Dans sa stratégie de relance publié le 15 septembre 2020, l’exécutif européen liste sept domaines phares que les États sont « vivement encouragés à inclure dans leur plan des investissements et des réformes », explique-t-on à Bruxelles. Dans le détail on y trouve :
– le développement et l’utilisation des énergies renouvelables ;
– l’efficacité énergétique des bâtiments publics et privés ;
– l’utilisation de transports durables, accessibles et intelligents ;
– le déploiement rapide des services à haut débit dans toutes les régions et tous les ménages ;
– la numérisation de l’administration et des services publics, y compris les systèmes judiciaires et de soins de santé ;
– accroître les capacités industrielles européennes en matière de données en nuage et développer les processeurs les plus puissants ;
– adapter les systèmes éducatifs au soutien des compétences numériques.
Cette facilité pour la reprise et la résilience sera complétée par un programme d’aide transitoire aux régions les plus touchées de 55 Md EUR, baptisé React-EU. Les programmes existants de développement rural et sur la transition juste (accompagnement social du Pacte Vert) seront également renforcés via le plan de relance.
Soutien aux entreprises et à l’investissement
Le second pilier du plan de relance compile des mesures destinées à stimuler les investissements privés et à soutenir les entreprises en difficulté. Ses outils seront essentiellement financés par le plan de relance, et pour une plus petite partie, par le budget pluriannuel.
• Il comporte en premier lieu le nouvel « instrument de soutien à la solvabilité » (ISS), garanti par le budget européen pour apporter du capital dans tous les secteurs de l’économie. Objectif : aider les entreprises saines mais menacées par la crise à couvrir leurs besoins de recapitalisation. La priorité sera donnée aux secteurs les plus touchés économiquement par la pandémie ainsi qu’aux États membres « où le soutien public à la solvabilité est plus limité », précise la Commission.

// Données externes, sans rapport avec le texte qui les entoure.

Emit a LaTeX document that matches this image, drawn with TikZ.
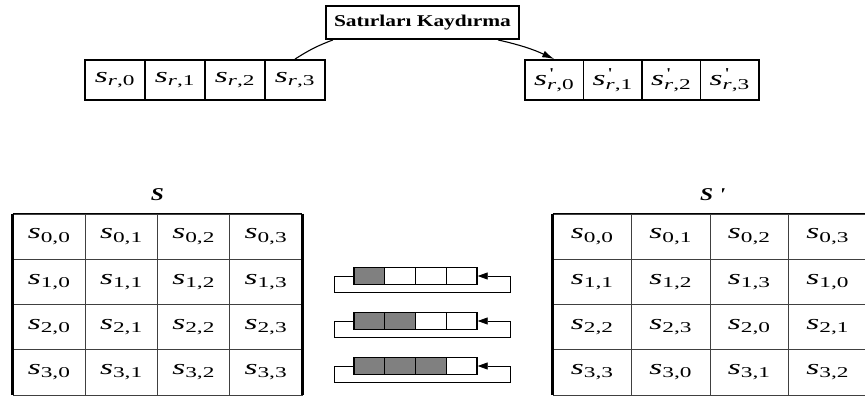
\documentclass[tikz,border=0pt]{standalone}
\usepackage{fontspec}
\setmainfont{Liberation Serif}
\newfontfamily\widefont[FakeStretch=1.3]{Liberation Serif}
\newfontfamily\cellfont[FakeStretch=1.55]{Liberation Serif}
\usetikzlibrary{arrows.meta,positioning}

% state entries
\newcommand\sv[2]{\textit{s}\textsubscript{#1,#2}}
\newcommand\svp[2]{\textit{s}\rlap{\textsuperscript{\,\textquotesingle}}\textsubscript{#1,#2}}

\begin{document}
\begin{tikzpicture}[
  x=1pt, y=-1pt,
  entry/.style={font=\cellfont\fontsize{21.5}{24}\selectfont},
  headbox/.style={draw, line width=1.8pt, minimum width=193pt, minimum height=33pt,
               inner sep=0pt, font=\widefont\fontsize{16.5}{19}\selectfont\bfseries},
  rowcell/.style={draw, line width=1.8pt, minimum height=40pt, inner sep=0pt, entry},
  gridcell/.style={draw=black!75, line width=0.7pt, minimum height=45.25pt, inner sep=0pt, entry},
  regcell/.style={draw, line width=1.4pt, minimum width=30.75pt, minimum height=17pt, inner sep=0pt},
  rimline/.style={line width=2.6pt},
  statelbl/.style={font=\widefont\fontsize{18}{20}\selectfont\bfseries\itshape},
  flow/.style={-{Latex[length=12pt,width=7pt]}, line width=1.1pt},
  loopline/.style={-{Triangle[length=10pt,width=7pt]}, line width=0.8pt}
]
\useasboundingbox (0,0) rectangle (865,396);

% one row before and after the shift
\node[headbox] (head) at (422.5,22.5) {Satırları Kaydırma};
\foreach \j in {0,...,3}
  \node[rowcell, minimum width=60pt] (l\j) at (115+60*\j,80) {\sv{\textit{r}}{\j}};
\foreach \j in {0,...,3}
  \node[rowcell, minimum width=58.5pt] (p\j) at (554.25+58.5*\j,80) {\svp{\textit{r}}{\j}};
\draw[line width=1.1pt] (head.191) to[bend right=6] (l3.north);
\draw[flow] (head.347) to[bend left=6] (p0.north);

% state S
\node[statelbl] (lblS) at (157.5,195) {S};
\foreach \i in {0,...,3}
  \foreach \j in {0,...,3}
    \node[gridcell, minimum width=72.25pt] (a\i\j) at (49.1+72.25*\j,236.6+45.25*\i) {\sv{\i}{\j}};
\draw[rimline] (a00.north west) -- (a30.south west);
\draw[rimline] (a03.north east) -- (a33.south east);
\draw[line width=1.5pt] (a00.north west) -- (a03.north east);

% state S' (row i rotated left by i)
\node[statelbl] (lblSp) at (712,195) {S \textquotesingle};
\foreach \i in {0,...,3}
  \foreach \j in {0,...,3} {
    \pgfmathtruncatemacro\c{mod(\i+\j,4)}
    \node[gridcell, minimum width=78.5pt] (b\i\j) at (592.25+78.5*\j,236.6+45.25*\i) {\sv{\i}{\c}};
  }
\draw[rimline] (b00.north west) -- (b30.south west);
\draw[line width=1.5pt] (b00.north west) -- (b03.north east);

% cyclic shift registers
\foreach \k in {1,2,3} {
  \foreach \j in {0,...,3} {
    \ifnum\j<\k \def\fillc{black!50}\else\def\fillc{white}\fi
    \node[regcell, fill=\fillc] (r\k\j) at (369.4+30.75*\j,231+45*\k) {};
  }
  \draw[loopline] (r\k0.west) -- ++(-19,0) -- ++(0,16) -- ++(176,0) -- ++(0,-16) -- (r\k3.east);
}
\end{tikzpicture}
\end{document}
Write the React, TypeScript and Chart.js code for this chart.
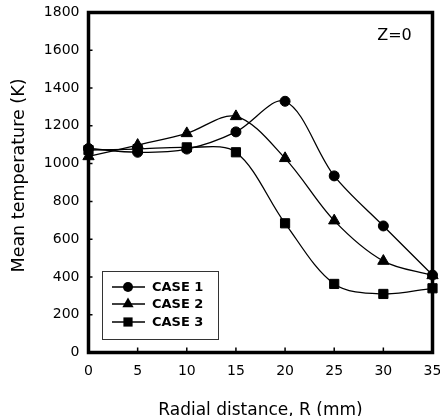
import { useEffect, useRef } from 'react';
import { Chart, registerables } from 'chart.js';

Chart.register(...registerables);

const radialDistance = [0, 5, 10, 15, 20, 25, 30, 35];
const case1 = [1080, 1060, 1077, 1168, 1330, 935, 670, 410];
const case2 = [1038, 1098, 1160, 1250, 1028, 698, 484, 408];
const case3 = [1072, 1077, 1086, 1060, 684, 363, 310, 340];
const seriesLabels = ['CASE 1', 'CASE 2', 'CASE 3'];
const markerStyles = ['circle', 'triangle', 'rect'];
const markerRadii = [5, 6.5, 6.5];
const xTickMarks = [5, 10, 15, 20, 25, 30];
const yTickMarks = [200, 400, 600, 800, 1000, 1200, 1400, 1600];
const xTitle = 'Radial distance, R (mm)';
const yTitle = 'Mean temperature (K)';
const panelLabel = 'Z=0';

const FONT = '"DejaVu Sans", "Liberation Sans", sans-serif';

function drawMarker(ctx: CanvasRenderingContext2D, style: string, x: number, y: number, r: number) {
  ctx.beginPath();
  if (style === 'circle') {
    ctx.arc(x, y, r, 0, Math.PI * 2);
  } else if (style === 'triangle') {
    let rad = 0;
    ctx.moveTo(x + Math.sin(rad) * r, y - Math.cos(rad) * r);
    rad += (Math.PI * 2) / 3;
    ctx.lineTo(x + Math.sin(rad) * r, y - Math.cos(rad) * r);
    rad += (Math.PI * 2) / 3;
    ctx.lineTo(x + Math.sin(rad) * r, y - Math.cos(rad) * r);
    ctx.closePath();
  } else {
    const s = Math.SQRT1_2 * r;
    ctx.rect(x - s, y - s, 2 * s, 2 * s);
  }
  ctx.fill();
}

const framePlugin = {
  id: 'frame',
  beforeDatasetsDraw(chart: any) {
    const { ctx, chartArea: ca, scales } = chart;
    ctx.save();
    ctx.strokeStyle = '#000';
    ctx.lineWidth = 3.5;
    ctx.strokeRect(ca.left, ca.top, ca.right - ca.left, ca.bottom - ca.top);
    ctx.lineWidth = 1.5;
    ctx.beginPath();
    for (const v of xTickMarks) {
      const px = scales.x.getPixelForValue(v);
      ctx.moveTo(px, ca.bottom);
      ctx.lineTo(px, ca.bottom - 5);
    }
    for (const v of yTickMarks) {
      const py = scales.y.getPixelForValue(v);
      ctx.moveTo(ca.left, py);
      ctx.lineTo(ca.left + 4, py);
    }
    ctx.stroke();
    ctx.restore();
  },
};

const annotationsPlugin = {
  id: 'annotations',
  afterDatasetsDraw(chart: any) {
    const { ctx, chartArea: ca } = chart;
    ctx.save();
    ctx.fillStyle = '#000';
    ctx.font = `16px ${FONT}`;
    ctx.textAlign = 'center';
    ctx.textBaseline = 'middle';
    ctx.fillText(panelLabel, ca.right - 38, ca.top + 23);

    ctx.save();
    ctx.translate(19.5, 175.5);
    ctx.rotate(-Math.PI / 2);
    ctx.font = `17.5px ${FONT}`;
    ctx.textAlign = 'center';
    ctx.textBaseline = 'middle';
    ctx.fillText(yTitle, 0, 0);
    ctx.restore();

    const bx = ca.left + 13.5;
    const by = ca.bottom - 81.5;
    const bw = 116;
    const bh = 68;
    ctx.fillStyle = '#fff';
    ctx.fillRect(bx, by, bw, bh);
    ctx.strokeStyle = '#333';
    ctx.lineWidth = 1;
    ctx.strokeRect(bx + 0.5, by + 0.5, bw, bh);
    const rows = [16, 33, 51];
    chart.data.datasets.forEach((ds: any, i: number) => {
      const y = by + rows[i];
      ctx.strokeStyle = '#000';
      ctx.lineWidth = 1.5;
      ctx.beginPath();
      ctx.moveTo(bx + 10, y);
      ctx.lineTo(bx + 43, y);
      ctx.stroke();
      ctx.fillStyle = '#000';
      drawMarker(ctx, markerStyles[i], bx + 26, y, markerRadii[i]);
      ctx.font = `bold 13px ${FONT}`;
      ctx.textAlign = 'left';
      ctx.textBaseline = 'middle';
      ctx.fillText(ds.label, bx + 50, y + 1);
    });
    ctx.restore();
  },
};

export default function App() {
  const canvasRef = useRef<HTMLCanvasElement | null>(null);

  useEffect(() => {
    document.body.style.margin = '0';
    const canvas = canvasRef.current;
    if (!canvas) return;
    const series = [case1, case2, case3];
    const chart = new Chart(canvas, {
      type: 'line',
      data: {
        datasets: series.map((vals, i) => ({
          label: seriesLabels[i],
          data: radialDistance.map((x, j) => ({ x, y: vals[j] })),
          borderColor: '#000',
          borderWidth: 1.3,
          backgroundColor: '#000',
          pointBackgroundColor: '#000',
          pointBorderColor: '#000',
          pointBorderWidth: 1,
          pointStyle: markerStyles[i] as any,
          pointRadius: markerRadii[i],
          tension: 0.33,
          fill: false,
          clip: false as any,
        })),
      },
      options: {
        responsive: false,
        animation: false,
        layout: { padding: { top: 12.5, right: 7, left: 0, bottom: 0 } },
        plugins: {
          legend: { display: false },
          tooltip: { enabled: false },
        },
        scales: {
          x: {
            type: 'linear',
            min: 0,
            max: 35,
            ticks: {
              stepSize: 5,
              color: '#000',
              font: { family: FONT, size: 14 },
              padding: 10,
              maxRotation: 0,
              callback: (v: any) => String(v),
            },
            grid: { display: false, drawTicks: false },
            border: { display: false },
            title: {
              display: true,
              text: xTitle,
              color: '#000',
              font: { family: FONT, size: 17, lineHeight: 1 },
              padding: { top: 0, bottom: -3 },
            },
            afterFit(scale: any) {
              scale.height = 63.5;
              scale.paddingLeft = 0;
              scale.paddingRight = 0;
            },
          },
          y: {
            type: 'linear',
            min: 0,
            max: 1800,
            ticks: {
              stepSize: 200,
              color: '#000',
              font: { family: FONT, size: 14 },
              padding: 9,
              callback: (v: any) => String(v),
            },
            grid: { display: false, drawTicks: false },
            border: { display: false },
            afterFit(scale: any) {
              scale.width = 88.5;
              scale.paddingTop = 0;
              scale.paddingBottom = 0;
            },
          },
        },
      },
      plugins: [framePlugin, annotationsPlugin],
    });
    return () => chart.destroy();
  }, []);

  return (
    <div style={{ width: 440, height: 416 }}>
      <canvas ref={canvasRef} width={440} height={416} />
    </div>
  );
}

Dans la pratique, ces fonds seront débloqués par la Banque européenne d’investissement (BEI), parfois directement mais majoritairement via des intermédiaires financiers dans les États membres. L’ISS étant de nature temporaire, 60 % des opérations de financement et d’investissement devront avoir été approuvées avant la fin de 2022.
• Deuxième instrument, le programme d’investissement InvestEU qui se voit renforcé dans le cadre du plan de relance. La nouveauté est un volet « investissements européens stratégiques » de 15 Md EUR qui viendra compléter les précédents, à savoir :
• 1. Infrastructures durables ;
• 2. Recherche, innovation et numérisation ;
• 3. PME ;
• 4. Investissements sociaux et compétences.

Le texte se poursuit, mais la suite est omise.